What are the symptoms for understanding that someone is facing dental problems?
There are a few simple and common factors that work as triggers in this matter. First is food stuck between the teeth often. If teeth are not cleaned properly, even after brushing, it may be a trigger factor that one is suffering from dental problems.
Another one can be teeth being so sharp that it causes injury inside the mouth, such as on the tongue or inside the cheek. Common symptoms include difficulty chewing, toothache, change in teeth colour, and cold sensitive teeth.
What is the ideal routine for maintaining good oral hygiene?
The ideal routine has four steps. The first step is to rinse the mouth properly. This should be done after every meal. Second is to brush regularly to clean out food particles stuck in-between the gaps of the teeth. The third step is to floss, using a dental floss and avoiding a toothpick. Lastly, to top it off, one should rinse the mouth with mouthwash, mainly before sleeping at night.
What are some lifestyle habits one should consider to maintain optimum oral health?
Some foods are especially harmful for the teeth, and should be avoided as much as possible. Bakery items should not be consumed much and fast food must be avoided as much as possible. Food containing sugar, such as chocolates and sugary beverages must be avoided. Tea and coffee stain the teeth, although plain tea is not harmful.
An important matter is chewing your food thoroughly. Many people blend certain food because they think chewing tough and crunchy food will cause damage to the teeth; this is a myth. Chewing certain food, especially fibrous ones, such as carrot and guava is actually good for maintaining oral health. Our teeth also require some exercise and the natural juices from these fruits and vegetables are essential in maintaining their nutrition.
What is the worst habit among people of our country that leads to dental health issues?
Speaking of our country and the Asian subcontinent, oral cancer is a deadly and prevalent concern. The main culprit of oral cancer can be attributed to tobacco, especially smokeless tobacco, such as betel leaf. Once a person is diagnosed with oral cancer, it becomes harder to maintain oral hygiene. They are unable to brush properly and is more prone to getting infections.
When starting to treat the cancer, after chemotherapy and radiotherapy, saliva production in the mouth is reduced. This results in a dry mouth, making it hard for the person to speak and chew. Furthermore, the pH level of saliva becomes alkaline, causing further oral complications. Eventually, this can lead to mouth ulcers.
Is brushing teeth twice a day optimum for everyone or are there any discrepancies?
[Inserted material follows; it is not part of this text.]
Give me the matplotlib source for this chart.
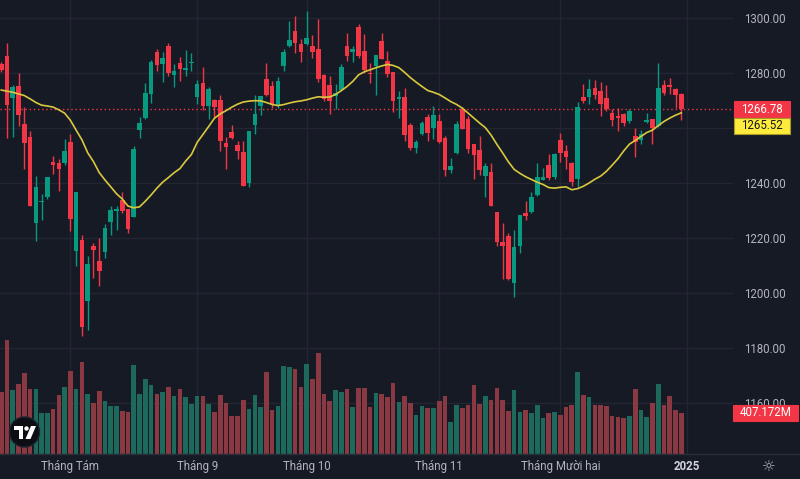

Twice is optimum. One should make time to brush every day before going to bed, and after breakfast. However, if someone cannot find time for that, I would suggest to prioritise brushing before sleep. Many people are not aware about the proper way of brushing. Teeth must always be brushed from top to bottom in the upper jaw and vice versa for lower jaw. Brushing should not exceed 2-3 minutes and twice a day, because, as counter intuitive as it may sound, it will cause harm.
Is there any risk group or particular age group who should be more careful?
New born babies are often fed through a feeder, which is the norm. But feeding with a feeder is highly discouraged, especially in the case of a sleeping baby. Using a feeder frequently damages the teeth and it may cause the front teeth to come forward, and distort the overall shape. It can be categorised as a bad habit, the same way as thumb sucking is. Therefore, kids should not be given a feeder from their second year onwards, and must develop the habit of using a glass from an early age.
What are your remarks on the campaign “BDS nah to daater daakter nah?”
In order to attain a BMDC Registration, all dentists must be BDS certified. Otherwise, people will fall victim of wrong treatment. This is the minimum requirement.